– featured image courtesy of the artist –
“album of the fortnight” is a (recently revived) bi-weekly feature that digs into a recent release of note. the articles will run roughly during the middle and at the end of each month, always on a friday; the album or body of work in question will have been released at some point during that two-week span. this column focuses on art that resonates deeply, on pieces that necessitate more than just a knee-jerk reaction. next up: lomelda
It feels almost sacrilegious to listen to lomelda in anything other than a solitary setting, preferably with headphones. hannah read’s music doesn’t resonate as lonely so much as it does as an examination of what it means to be alone, a sentiment that courses through the river that is her second full-length album, thx. attached to that sentiment is a cocktail of emotions that is equal parts hesitant, curious, and content, a mixture that proves perfect fodder for a thirty-five minute rumination on one’s current state of being.
read’s voice is so arresting, her delivery so immediate throughout thx that this may distract from its status as a high-caliber guitar album, but her simultaneous six-string work is arguably its linchpin. angular lead motifs, like the meandering descent on “interstate vision” or the angular tremolo stabs throughout “from here,” frequently interlock with chord progressions that are as likely to be gritty as they are cleanly strummed, weaving a tapestry that’s as sweeping as the rural texas landscape. that landscape always seems to factor in thematically, no matter how indirect: it’s an obstacle, something to contend with; it’s the backdrop to moments of solace, to familiarity; it’s just simply there.
like other mononymous projects attributed to one central songwriter and persona, lomelda blurs the line between read’s solo project and an exclusive club to which only those closest are granted admission. perhaps the decision is conscious, perhaps it’s just par for the course. the primary contributor throughout thx is read’s brother, tommy, who co-produced, played drums on, and wrote an iteration of the album’s most outwardly-visceral cut, “bam sha klam.” in a four-generation homestead in tiny silsbee, texas, maybe that collaboration was inevitable; a close-knit family is also a convenient sounding board, able to provide some semblance of reaffirmation.
much of thx oscillates around the first and second person, the union and the separation of the characters “you” and “i.” the malleability of read’s vocal melodies is readily present, but it’s the sentiments of the material retrofitted to those contours that leaves a lasting impression, that finds listeners absent-mindedly mumbling certain mantras to themselves for weeks to come. the stories read tells and the snapshot moments she dissects may not be entirely congruous to the experiences of her audience, but the general themes at once feel incredibly intimate and yet accessible, almost universal. that deft maneuvering and presentation is what makes lomelda so special.
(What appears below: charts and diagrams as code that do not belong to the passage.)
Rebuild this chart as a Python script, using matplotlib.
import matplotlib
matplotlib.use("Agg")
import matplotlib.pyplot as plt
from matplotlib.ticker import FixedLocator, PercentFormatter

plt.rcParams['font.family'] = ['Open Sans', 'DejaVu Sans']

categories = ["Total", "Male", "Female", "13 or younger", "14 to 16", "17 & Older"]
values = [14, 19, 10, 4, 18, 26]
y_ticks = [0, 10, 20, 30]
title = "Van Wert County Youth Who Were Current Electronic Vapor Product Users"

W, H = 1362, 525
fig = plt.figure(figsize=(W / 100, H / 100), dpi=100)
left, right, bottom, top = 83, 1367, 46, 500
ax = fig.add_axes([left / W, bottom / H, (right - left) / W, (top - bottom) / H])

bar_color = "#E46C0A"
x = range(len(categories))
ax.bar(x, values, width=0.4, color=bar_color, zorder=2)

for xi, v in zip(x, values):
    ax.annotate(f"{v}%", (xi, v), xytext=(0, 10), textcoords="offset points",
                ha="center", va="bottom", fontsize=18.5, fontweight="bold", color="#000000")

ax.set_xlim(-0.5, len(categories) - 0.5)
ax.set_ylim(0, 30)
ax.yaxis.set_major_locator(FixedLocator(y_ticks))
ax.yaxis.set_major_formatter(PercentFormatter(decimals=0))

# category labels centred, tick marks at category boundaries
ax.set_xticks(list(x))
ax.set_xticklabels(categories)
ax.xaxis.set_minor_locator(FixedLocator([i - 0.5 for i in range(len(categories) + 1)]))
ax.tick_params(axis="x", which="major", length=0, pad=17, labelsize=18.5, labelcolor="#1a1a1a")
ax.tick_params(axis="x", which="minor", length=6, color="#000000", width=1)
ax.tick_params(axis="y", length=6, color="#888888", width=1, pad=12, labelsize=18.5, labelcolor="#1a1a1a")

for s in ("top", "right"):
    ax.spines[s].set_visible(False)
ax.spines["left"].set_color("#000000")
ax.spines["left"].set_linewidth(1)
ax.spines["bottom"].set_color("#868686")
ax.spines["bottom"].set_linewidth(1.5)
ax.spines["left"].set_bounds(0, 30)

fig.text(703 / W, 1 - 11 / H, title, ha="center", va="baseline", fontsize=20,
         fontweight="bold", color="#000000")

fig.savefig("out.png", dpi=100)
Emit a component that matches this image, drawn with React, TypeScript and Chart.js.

delve into the brief, sparse title track to get wrecked by a matter-of-fact narrative; put a circle around penultimate cut “mostly m.e.” if you feel like getting wrecked again. read’s propensity of peppering a very straight-forward approach to storytelling with beautiful imagery is perhaps her most disarming quality, creating an ever-so-slight mystic quality on par with the origin of her project’s name. thx resonates like few other albums this year, and has arrived at an incredibly convenient point on the calendar. block out a half-hour, grab a pair of headphones, and let it reverberate through your very core.